- [Material provided]

◆ ◆ ◆ ◆

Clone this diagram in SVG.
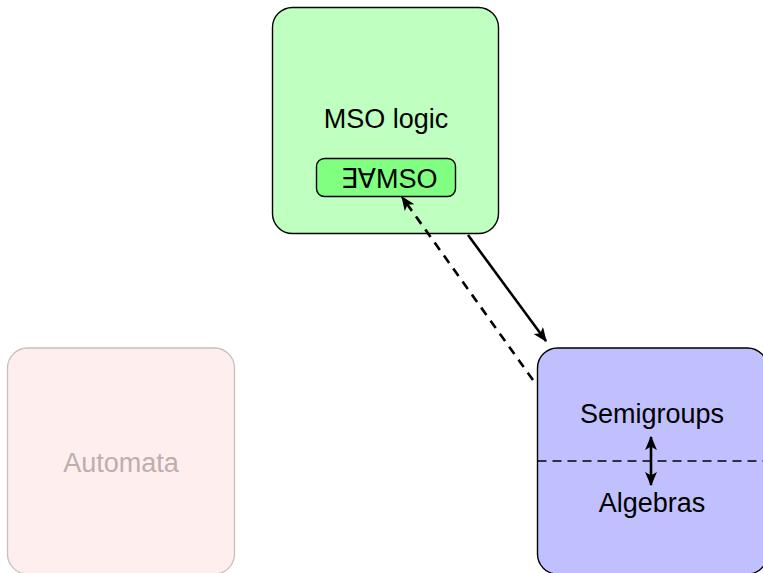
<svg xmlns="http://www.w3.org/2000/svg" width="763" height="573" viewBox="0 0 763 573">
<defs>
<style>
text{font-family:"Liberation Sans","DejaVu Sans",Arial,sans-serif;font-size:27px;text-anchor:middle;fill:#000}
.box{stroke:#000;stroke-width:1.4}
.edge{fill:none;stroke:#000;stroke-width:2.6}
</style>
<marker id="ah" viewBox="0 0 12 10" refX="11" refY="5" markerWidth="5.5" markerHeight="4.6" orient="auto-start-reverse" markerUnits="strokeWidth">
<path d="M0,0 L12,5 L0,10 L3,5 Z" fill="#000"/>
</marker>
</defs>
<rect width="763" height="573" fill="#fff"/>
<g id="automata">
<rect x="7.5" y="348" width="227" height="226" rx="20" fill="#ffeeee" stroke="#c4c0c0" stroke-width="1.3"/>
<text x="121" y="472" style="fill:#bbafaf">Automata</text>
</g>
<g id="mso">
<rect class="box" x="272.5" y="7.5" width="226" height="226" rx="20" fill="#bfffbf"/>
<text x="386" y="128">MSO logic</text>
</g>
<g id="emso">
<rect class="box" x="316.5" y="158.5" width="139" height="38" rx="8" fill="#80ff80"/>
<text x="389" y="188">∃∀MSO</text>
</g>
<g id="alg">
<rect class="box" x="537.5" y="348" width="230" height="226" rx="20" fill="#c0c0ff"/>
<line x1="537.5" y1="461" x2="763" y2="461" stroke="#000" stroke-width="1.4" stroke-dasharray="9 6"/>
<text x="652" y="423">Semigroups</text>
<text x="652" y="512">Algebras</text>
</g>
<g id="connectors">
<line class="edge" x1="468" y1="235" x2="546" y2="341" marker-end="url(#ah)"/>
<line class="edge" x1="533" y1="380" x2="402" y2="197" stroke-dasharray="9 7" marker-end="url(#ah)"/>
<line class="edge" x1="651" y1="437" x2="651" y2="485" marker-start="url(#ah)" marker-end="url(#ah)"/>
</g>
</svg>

◆ ◆ ◆ ◆

Repeat the material above in full and exactly, omitting the pictures.

Clone this diagram in SVG.
<svg xmlns="http://www.w3.org/2000/svg" width="763" height="573" viewBox="0 0 763 573">
<defs>
<style>
text{font-family:"Liberation Sans","DejaVu Sans",Arial,sans-serif;font-size:27px;text-anchor:middle;fill:#000}
.box{stroke:#000;stroke-width:1.4}
.edge{fill:none;stroke:#000;stroke-width:2.6}
</style>
<marker id="ah" viewBox="0 0 12 10" refX="11" refY="5" markerWidth="5.5" markerHeight="4.6" orient="auto-start-reverse" markerUnits="strokeWidth">
<path d="M0,0 L12,5 L0,10 L3,5 Z" fill="#000"/>
</marker>
</defs>
<rect width="763" height="573" fill="#fff"/>
<g id="automata">
<rect x="7.5" y="348" width="227" height="226" rx="20" fill="#ffeeee" stroke="#c4c0c0" stroke-width="1.3"/>
<text x="121" y="472" style="fill:#bbafaf">Automata</text>
</g>
<g id="mso">
<rect class="box" x="272.5" y="7.5" width="226" height="226" rx="20" fill="#bfffbf"/>
<text x="386" y="128">MSO logic</text>
</g>
<g id="emso">
<rect class="box" x="316.5" y="158.5" width="139" height="38" rx="8" fill="#80ff80"/>
<text x="389" y="188">∃∀MSO</text>
</g>
<g id="alg">
<rect class="box" x="537.5" y="348" width="230" height="226" rx="20" fill="#c0c0ff"/>
<line x1="537.5" y1="461" x2="763" y2="461" stroke="#000" stroke-width="1.4" stroke-dasharray="9 6"/>
<text x="652" y="423">Semigroups</text>
<text x="652" y="512">Algebras</text>
</g>
<g id="connectors">
<line class="edge" x1="468" y1="235" x2="546" y2="341" marker-end="url(#ah)"/>
<line class="edge" x1="533" y1="380" x2="402" y2="197" stroke-dasharray="9 7" marker-end="url(#ah)"/>
<line class="edge" x1="651" y1="437" x2="651" y2="485" marker-start="url(#ah)" marker-end="url(#ah)"/>
</g>
</svg>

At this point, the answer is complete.